◆ **What you will do**
Return exactly the lines that run from the beginning through the line containing "ErrorBar, Cell, ReferenceLine", both included, and no others.

◆ **Collected data**
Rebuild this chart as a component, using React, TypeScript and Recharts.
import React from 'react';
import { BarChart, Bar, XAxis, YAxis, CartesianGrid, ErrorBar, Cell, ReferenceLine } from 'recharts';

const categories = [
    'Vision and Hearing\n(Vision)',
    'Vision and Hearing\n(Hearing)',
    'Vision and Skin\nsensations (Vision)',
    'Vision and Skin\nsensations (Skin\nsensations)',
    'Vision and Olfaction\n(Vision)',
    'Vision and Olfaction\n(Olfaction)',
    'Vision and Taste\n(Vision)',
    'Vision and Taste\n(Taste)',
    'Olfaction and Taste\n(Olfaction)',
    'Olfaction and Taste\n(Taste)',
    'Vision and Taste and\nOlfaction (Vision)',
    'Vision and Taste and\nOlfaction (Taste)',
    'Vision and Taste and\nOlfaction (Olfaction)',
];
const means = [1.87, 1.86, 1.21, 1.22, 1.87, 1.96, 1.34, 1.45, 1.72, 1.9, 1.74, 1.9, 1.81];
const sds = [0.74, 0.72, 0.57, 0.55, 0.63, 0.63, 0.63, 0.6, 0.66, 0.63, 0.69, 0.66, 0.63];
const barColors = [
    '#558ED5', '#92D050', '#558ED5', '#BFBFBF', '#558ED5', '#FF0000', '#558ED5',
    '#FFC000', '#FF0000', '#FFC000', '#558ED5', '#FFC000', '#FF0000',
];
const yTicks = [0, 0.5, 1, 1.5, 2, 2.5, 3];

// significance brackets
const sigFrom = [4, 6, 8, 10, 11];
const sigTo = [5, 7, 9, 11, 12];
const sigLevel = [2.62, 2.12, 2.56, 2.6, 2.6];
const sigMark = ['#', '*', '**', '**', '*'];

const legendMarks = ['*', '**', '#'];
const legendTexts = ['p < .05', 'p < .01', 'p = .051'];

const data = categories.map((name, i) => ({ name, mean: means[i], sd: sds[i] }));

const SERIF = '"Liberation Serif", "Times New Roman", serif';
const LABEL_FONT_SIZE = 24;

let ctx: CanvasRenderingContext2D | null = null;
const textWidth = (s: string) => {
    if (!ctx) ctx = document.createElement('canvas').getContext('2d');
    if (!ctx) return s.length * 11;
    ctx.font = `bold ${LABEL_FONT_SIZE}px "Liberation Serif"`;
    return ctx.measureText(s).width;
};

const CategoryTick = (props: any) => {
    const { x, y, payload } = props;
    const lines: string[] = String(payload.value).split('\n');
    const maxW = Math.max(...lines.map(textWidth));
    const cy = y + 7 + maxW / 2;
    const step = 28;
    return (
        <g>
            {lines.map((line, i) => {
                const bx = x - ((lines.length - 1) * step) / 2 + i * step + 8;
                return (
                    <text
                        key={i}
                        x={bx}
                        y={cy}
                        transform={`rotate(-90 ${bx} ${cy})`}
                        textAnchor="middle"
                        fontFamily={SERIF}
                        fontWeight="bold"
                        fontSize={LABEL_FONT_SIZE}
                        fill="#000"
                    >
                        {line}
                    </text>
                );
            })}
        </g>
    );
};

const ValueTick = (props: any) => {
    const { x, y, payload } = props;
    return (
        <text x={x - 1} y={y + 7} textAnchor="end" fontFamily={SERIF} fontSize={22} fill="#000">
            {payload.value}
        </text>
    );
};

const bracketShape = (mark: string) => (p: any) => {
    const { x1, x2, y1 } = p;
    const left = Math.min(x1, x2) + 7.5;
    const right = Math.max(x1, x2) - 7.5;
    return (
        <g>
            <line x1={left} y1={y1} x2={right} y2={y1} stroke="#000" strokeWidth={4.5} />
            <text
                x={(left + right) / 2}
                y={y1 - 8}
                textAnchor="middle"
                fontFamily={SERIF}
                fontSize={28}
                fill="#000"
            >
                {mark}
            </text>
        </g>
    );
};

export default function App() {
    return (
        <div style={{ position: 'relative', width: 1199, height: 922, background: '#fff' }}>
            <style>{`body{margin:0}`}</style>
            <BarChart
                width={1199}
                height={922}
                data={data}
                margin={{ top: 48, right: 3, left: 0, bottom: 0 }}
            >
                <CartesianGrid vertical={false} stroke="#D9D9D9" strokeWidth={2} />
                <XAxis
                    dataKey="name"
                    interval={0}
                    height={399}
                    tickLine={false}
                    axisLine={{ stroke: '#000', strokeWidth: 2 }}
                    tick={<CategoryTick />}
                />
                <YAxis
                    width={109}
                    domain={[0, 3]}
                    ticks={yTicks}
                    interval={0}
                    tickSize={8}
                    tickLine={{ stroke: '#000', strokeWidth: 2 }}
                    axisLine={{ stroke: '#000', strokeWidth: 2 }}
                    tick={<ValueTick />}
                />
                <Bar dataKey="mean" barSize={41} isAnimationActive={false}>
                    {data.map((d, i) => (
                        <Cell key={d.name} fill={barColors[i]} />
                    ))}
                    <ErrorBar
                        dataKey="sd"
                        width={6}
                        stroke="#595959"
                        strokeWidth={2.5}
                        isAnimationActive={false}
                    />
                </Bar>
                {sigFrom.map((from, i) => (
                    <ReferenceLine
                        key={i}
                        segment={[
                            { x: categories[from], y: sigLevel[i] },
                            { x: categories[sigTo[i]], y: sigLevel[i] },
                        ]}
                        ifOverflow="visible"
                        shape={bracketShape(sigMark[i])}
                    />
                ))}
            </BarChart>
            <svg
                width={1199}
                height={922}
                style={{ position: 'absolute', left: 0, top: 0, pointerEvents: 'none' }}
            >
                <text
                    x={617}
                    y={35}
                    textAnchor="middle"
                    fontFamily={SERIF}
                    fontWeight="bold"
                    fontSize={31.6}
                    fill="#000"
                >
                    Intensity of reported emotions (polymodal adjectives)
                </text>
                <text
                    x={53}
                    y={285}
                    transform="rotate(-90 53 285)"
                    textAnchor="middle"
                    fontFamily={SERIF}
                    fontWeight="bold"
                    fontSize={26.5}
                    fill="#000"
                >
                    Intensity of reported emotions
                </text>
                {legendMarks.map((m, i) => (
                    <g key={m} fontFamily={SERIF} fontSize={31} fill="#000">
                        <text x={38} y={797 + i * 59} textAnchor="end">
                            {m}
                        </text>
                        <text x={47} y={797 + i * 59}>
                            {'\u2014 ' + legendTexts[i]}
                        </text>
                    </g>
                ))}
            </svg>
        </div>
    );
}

◆ **Task answer**
Rebuild this chart as a component, using React, TypeScript and Recharts.
import React from 'react';
import { BarChart, Bar, XAxis, YAxis, CartesianGrid, ErrorBar, Cell, ReferenceLine } from 'recharts';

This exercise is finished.